**Problem requirements**
Retype only what runs from the first line of the records to the line with "(a3) at (26,392.6)", inclusive, and no pictures.

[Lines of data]
▬▬▬▬▬▬▬▬▬▬
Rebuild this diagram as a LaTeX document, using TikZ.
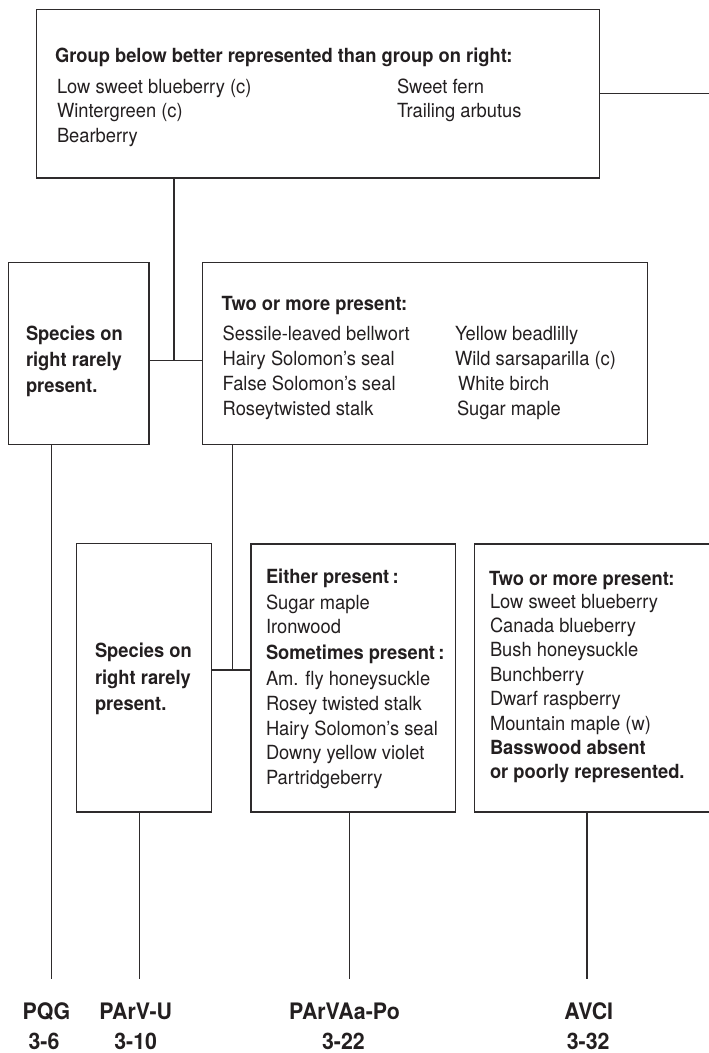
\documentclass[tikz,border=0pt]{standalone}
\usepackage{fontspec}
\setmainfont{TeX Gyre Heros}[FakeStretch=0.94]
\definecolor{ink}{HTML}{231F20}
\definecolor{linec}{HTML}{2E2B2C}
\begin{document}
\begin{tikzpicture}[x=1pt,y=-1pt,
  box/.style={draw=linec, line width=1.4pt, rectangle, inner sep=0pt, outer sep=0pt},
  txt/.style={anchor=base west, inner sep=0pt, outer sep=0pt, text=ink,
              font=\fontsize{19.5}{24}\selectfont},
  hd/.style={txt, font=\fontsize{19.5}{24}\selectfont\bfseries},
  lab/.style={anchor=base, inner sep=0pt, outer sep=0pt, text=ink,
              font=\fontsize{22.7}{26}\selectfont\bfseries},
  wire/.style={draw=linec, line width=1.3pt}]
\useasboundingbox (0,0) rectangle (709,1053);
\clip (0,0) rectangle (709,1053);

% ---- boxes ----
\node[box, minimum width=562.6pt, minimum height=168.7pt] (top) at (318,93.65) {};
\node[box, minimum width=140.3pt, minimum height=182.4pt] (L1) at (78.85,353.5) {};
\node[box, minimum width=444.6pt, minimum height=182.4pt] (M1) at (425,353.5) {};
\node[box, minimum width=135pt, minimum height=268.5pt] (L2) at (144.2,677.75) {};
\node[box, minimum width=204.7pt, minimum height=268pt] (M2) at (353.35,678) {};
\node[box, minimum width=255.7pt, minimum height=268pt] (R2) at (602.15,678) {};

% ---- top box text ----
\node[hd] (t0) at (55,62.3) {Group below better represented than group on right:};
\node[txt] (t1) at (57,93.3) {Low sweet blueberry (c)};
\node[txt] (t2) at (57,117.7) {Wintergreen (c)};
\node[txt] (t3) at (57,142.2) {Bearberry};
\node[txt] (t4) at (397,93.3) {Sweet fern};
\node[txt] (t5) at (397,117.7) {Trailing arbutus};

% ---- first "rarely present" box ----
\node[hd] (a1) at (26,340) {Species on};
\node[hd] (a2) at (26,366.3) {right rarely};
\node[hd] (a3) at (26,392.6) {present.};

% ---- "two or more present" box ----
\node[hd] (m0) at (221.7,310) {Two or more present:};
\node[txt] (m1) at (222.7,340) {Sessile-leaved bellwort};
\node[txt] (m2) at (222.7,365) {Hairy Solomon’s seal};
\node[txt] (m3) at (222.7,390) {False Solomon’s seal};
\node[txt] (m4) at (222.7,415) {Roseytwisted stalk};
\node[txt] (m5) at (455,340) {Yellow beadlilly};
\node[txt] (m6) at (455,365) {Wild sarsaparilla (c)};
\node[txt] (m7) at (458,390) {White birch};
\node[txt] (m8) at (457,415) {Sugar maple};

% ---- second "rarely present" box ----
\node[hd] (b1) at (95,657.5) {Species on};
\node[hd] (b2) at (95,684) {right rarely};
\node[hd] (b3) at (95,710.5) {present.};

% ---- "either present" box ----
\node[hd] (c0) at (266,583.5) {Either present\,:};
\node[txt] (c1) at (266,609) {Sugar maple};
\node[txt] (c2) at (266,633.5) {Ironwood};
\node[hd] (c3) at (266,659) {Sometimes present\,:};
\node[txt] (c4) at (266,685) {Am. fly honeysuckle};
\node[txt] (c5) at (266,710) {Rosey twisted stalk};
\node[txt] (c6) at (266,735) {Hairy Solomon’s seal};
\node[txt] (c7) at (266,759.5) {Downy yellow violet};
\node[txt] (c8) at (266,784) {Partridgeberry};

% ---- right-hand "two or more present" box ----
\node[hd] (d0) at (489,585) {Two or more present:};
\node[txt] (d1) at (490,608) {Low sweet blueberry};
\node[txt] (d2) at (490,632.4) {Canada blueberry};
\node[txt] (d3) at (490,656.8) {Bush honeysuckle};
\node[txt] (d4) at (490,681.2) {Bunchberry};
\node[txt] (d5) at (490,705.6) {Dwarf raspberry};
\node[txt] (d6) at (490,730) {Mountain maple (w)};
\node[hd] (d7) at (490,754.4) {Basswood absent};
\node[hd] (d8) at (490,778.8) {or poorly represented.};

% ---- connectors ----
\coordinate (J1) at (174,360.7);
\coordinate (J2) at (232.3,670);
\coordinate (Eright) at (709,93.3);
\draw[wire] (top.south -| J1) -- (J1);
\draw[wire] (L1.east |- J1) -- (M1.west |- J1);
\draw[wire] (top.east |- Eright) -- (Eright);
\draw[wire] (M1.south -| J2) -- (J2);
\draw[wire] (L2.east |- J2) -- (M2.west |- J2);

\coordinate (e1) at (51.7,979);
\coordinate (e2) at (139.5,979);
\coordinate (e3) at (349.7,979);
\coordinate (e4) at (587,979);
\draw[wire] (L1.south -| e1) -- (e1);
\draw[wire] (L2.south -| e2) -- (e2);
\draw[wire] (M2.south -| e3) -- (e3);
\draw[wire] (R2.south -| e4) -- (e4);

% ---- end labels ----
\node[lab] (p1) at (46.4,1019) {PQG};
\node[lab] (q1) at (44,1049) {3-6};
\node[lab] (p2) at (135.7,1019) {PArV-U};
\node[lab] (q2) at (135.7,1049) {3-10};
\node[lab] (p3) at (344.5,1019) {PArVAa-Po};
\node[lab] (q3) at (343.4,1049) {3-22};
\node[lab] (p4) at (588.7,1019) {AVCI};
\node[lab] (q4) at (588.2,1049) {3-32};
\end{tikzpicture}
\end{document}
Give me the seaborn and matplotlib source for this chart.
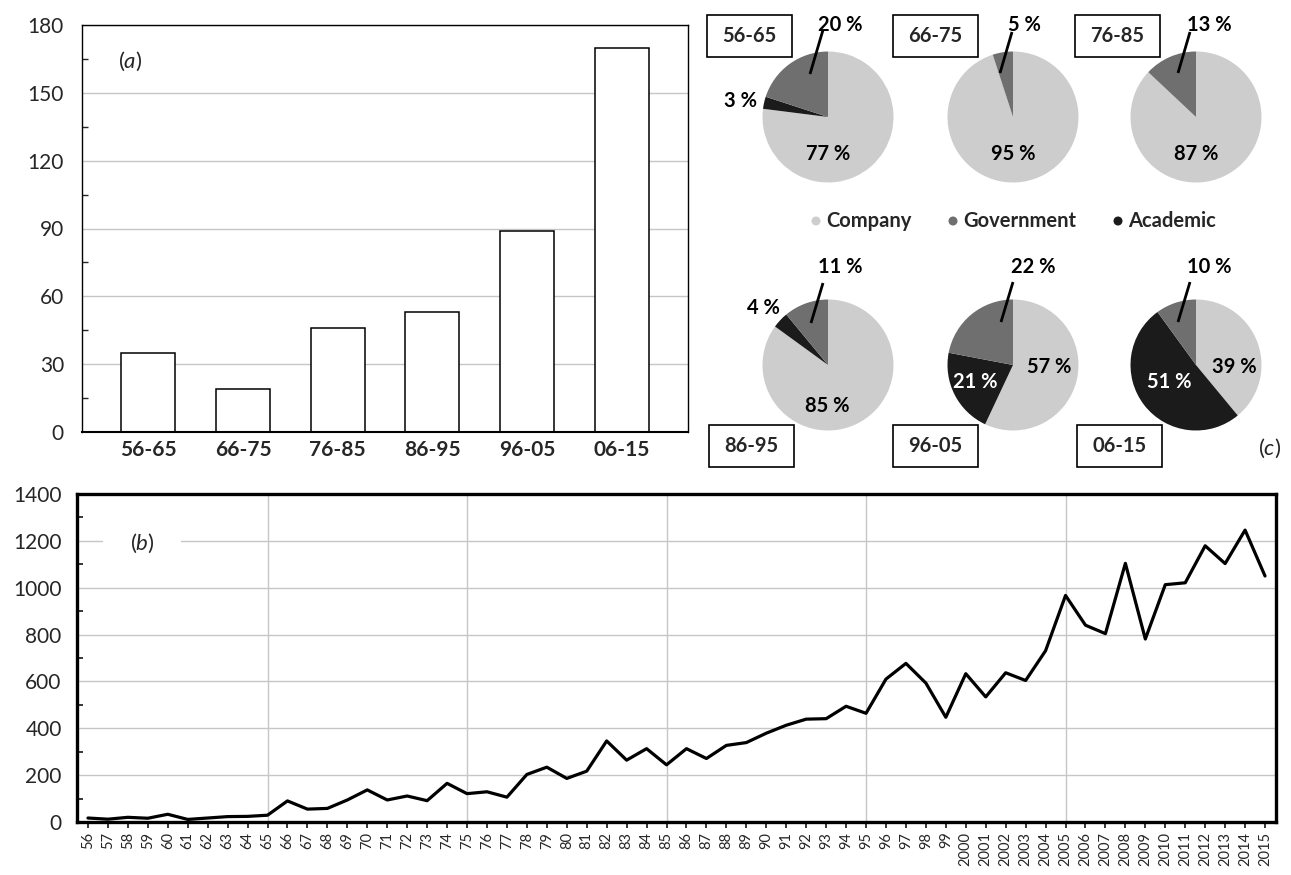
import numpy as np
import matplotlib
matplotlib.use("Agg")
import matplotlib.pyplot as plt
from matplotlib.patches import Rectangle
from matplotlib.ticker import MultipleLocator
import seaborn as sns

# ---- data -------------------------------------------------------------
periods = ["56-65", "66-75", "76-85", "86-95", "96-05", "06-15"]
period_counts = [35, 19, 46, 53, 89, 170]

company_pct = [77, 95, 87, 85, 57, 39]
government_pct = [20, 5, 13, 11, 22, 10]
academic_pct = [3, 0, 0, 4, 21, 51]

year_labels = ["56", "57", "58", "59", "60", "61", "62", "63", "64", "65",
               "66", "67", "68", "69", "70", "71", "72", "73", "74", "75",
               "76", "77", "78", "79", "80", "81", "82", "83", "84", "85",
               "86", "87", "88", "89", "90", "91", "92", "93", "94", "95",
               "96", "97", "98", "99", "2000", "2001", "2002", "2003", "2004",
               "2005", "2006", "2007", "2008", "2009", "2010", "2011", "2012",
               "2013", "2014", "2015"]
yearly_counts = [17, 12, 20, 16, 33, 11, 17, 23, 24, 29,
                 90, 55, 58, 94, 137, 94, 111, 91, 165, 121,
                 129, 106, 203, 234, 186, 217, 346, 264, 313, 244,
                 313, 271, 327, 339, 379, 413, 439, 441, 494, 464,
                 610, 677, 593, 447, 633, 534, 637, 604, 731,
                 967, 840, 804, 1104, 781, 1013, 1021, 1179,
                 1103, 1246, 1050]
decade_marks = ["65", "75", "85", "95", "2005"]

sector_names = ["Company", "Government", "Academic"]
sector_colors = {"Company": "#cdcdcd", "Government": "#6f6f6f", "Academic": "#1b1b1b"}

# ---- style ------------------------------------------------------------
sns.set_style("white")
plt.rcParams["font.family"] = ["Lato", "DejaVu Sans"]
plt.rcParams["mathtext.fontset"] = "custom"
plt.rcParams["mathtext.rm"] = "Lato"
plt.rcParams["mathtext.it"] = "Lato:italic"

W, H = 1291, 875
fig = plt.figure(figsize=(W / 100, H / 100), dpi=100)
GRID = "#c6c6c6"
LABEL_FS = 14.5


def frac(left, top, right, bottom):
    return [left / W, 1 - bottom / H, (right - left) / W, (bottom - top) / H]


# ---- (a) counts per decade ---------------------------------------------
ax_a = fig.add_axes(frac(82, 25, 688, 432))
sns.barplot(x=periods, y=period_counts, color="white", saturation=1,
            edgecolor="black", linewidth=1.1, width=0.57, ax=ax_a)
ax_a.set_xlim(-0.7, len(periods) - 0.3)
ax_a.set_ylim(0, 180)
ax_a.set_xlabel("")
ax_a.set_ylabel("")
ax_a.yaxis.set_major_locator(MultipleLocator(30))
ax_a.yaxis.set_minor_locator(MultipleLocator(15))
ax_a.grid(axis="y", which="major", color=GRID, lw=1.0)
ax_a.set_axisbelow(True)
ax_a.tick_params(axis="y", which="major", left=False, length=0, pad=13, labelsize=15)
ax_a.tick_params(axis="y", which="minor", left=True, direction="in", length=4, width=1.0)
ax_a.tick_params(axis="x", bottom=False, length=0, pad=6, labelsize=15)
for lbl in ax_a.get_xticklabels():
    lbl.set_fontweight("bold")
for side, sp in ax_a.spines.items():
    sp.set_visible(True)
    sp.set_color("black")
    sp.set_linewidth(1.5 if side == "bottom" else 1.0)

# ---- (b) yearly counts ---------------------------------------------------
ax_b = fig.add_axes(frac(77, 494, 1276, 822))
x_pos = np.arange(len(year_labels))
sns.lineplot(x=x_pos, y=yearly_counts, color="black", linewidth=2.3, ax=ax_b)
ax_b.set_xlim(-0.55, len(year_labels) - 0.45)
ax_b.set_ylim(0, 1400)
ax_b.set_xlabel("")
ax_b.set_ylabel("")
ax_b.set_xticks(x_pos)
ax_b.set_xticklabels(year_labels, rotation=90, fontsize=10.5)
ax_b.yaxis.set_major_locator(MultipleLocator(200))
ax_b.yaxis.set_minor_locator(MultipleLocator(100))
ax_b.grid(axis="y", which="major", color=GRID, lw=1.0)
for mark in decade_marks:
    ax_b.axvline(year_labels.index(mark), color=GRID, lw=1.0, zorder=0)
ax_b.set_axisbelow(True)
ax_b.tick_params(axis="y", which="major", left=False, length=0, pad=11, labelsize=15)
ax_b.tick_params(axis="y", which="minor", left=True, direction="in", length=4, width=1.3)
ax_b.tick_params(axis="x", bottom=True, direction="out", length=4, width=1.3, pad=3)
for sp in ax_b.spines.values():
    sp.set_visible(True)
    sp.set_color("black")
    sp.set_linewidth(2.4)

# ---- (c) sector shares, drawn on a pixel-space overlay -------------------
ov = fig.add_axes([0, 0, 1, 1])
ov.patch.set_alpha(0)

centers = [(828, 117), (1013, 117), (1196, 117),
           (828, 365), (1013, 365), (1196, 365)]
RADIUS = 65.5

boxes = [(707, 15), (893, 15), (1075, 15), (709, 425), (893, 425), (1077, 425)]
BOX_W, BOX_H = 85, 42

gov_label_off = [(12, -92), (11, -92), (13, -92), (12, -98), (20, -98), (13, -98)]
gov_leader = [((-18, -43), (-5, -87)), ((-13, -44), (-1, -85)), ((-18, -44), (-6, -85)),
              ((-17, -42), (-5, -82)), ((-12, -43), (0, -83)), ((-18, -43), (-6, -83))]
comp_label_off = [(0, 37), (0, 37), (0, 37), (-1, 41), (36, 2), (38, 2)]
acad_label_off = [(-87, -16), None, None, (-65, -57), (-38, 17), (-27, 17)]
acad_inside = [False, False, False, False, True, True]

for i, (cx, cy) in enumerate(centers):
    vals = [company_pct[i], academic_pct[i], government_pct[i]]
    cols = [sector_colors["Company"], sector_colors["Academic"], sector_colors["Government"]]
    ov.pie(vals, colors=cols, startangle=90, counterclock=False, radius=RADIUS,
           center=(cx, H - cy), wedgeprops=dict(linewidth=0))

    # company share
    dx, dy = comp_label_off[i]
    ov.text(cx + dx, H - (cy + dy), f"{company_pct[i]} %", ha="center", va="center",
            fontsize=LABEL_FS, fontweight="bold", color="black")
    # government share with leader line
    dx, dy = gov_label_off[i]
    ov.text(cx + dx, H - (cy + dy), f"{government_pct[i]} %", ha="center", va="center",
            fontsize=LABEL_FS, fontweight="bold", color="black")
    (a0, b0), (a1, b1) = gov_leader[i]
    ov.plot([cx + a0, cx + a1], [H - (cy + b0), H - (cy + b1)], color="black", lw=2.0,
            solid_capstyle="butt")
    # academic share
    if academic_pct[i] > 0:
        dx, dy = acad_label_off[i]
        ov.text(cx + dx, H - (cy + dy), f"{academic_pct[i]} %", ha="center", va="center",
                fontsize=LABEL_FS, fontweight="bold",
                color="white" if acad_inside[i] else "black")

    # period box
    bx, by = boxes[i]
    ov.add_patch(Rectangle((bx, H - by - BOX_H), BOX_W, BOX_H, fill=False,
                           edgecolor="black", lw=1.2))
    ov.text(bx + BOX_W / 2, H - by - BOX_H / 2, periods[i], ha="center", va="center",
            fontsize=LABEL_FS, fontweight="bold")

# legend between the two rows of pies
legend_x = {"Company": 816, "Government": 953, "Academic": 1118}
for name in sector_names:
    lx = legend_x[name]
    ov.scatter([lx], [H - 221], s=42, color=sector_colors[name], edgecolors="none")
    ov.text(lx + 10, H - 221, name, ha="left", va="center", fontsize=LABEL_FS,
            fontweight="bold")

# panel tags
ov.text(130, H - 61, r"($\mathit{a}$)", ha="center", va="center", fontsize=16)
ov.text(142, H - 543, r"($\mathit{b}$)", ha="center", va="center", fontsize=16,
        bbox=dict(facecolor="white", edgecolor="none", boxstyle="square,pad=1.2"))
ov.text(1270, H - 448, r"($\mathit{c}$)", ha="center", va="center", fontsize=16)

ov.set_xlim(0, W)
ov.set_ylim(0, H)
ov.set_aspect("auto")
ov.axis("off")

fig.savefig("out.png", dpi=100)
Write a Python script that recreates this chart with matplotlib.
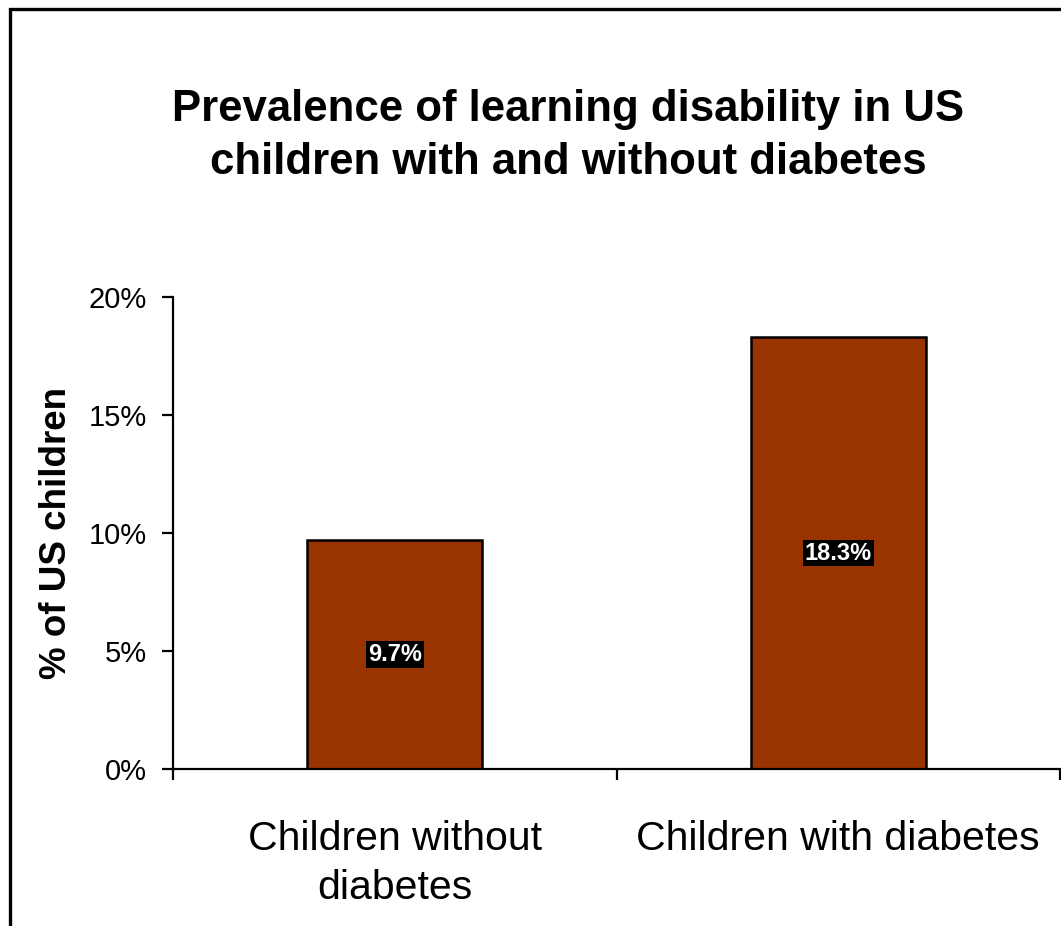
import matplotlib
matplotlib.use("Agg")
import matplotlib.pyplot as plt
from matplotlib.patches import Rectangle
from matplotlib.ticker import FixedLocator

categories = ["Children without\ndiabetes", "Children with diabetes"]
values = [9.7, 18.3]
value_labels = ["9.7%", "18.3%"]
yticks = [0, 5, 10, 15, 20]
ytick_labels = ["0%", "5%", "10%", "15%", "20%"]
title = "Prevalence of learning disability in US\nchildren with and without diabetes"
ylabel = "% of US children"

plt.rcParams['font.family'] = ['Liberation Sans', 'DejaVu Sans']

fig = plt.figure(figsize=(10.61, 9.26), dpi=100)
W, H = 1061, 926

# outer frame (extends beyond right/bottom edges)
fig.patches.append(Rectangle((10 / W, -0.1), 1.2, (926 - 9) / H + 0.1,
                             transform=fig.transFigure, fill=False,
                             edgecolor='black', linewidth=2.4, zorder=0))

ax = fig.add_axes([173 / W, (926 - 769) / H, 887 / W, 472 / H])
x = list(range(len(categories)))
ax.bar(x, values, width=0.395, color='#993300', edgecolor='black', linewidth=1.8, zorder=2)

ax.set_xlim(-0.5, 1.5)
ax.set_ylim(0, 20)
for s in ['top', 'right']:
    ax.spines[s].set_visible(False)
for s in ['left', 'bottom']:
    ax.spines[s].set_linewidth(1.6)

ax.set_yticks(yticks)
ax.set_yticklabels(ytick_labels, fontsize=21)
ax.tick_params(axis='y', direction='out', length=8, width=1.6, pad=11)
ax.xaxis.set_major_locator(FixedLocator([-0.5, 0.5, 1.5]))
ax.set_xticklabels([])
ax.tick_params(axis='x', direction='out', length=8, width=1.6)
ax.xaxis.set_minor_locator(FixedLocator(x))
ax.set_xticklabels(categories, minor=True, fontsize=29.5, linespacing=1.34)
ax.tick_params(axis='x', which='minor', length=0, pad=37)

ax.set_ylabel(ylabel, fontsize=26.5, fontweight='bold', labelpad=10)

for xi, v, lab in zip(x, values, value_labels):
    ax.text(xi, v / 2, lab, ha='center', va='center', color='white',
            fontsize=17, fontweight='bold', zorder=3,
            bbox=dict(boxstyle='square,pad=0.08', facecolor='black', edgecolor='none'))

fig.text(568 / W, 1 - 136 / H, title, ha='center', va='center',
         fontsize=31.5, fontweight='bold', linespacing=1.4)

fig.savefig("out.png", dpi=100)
▬▬▬▬▬▬▬▬▬▬
**Task answer**
Rebuild this diagram as a LaTeX document, using TikZ.
\documentclass[tikz,border=0pt]{standalone}
\usepackage{fontspec}
\setmainfont{TeX Gyre Heros}[FakeStretch=0.94]
\definecolor{ink}{HTML}{231F20}
\definecolor{linec}{HTML}{2E2B2C}
\begin{document}
\begin{tikzpicture}[x=1pt,y=-1pt,
  box/.style={draw=linec, line width=1.4pt, rectangle, inner sep=0pt, outer sep=0pt},
  txt/.style={anchor=base west, inner sep=0pt, outer sep=0pt, text=ink,
              font=\fontsize{19.5}{24}\selectfont},
  hd/.style={txt, font=\fontsize{19.5}{24}\selectfont\bfseries},
  lab/.style={anchor=base, inner sep=0pt, outer sep=0pt, text=ink,
              font=\fontsize{22.7}{26}\selectfont\bfseries},
  wire/.style={draw=linec, line width=1.3pt}]
\useasboundingbox (0,0) rectangle (709,1053);
\clip (0,0) rectangle (709,1053);

% ---- boxes ----
\node[box, minimum width=562.6pt, minimum height=168.7pt] (top) at (318,93.65) {};
\node[box, minimum width=140.3pt, minimum height=182.4pt] (L1) at (78.85,353.5) {};
\node[box, minimum width=444.6pt, minimum height=182.4pt] (M1) at (425,353.5) {};
\node[box, minimum width=135pt, minimum height=268.5pt] (L2) at (144.2,677.75) {};
\node[box, minimum width=204.7pt, minimum height=268pt] (M2) at (353.35,678) {};
\node[box, minimum width=255.7pt, minimum height=268pt] (R2) at (602.15,678) {};

% ---- top box text ----
\node[hd] (t0) at (55,62.3) {Group below better represented than group on right:};
\node[txt] (t1) at (57,93.3) {Low sweet blueberry (c)};
\node[txt] (t2) at (57,117.7) {Wintergreen (c)};
\node[txt] (t3) at (57,142.2) {Bearberry};
\node[txt] (t4) at (397,93.3) {Sweet fern};
\node[txt] (t5) at (397,117.7) {Trailing arbutus};

% ---- first "rarely present" box ----
\node[hd] (a1) at (26,340) {Species on};
\node[hd] (a2) at (26,366.3) {right rarely};
\node[hd] (a3) at (26,392.6) {present.};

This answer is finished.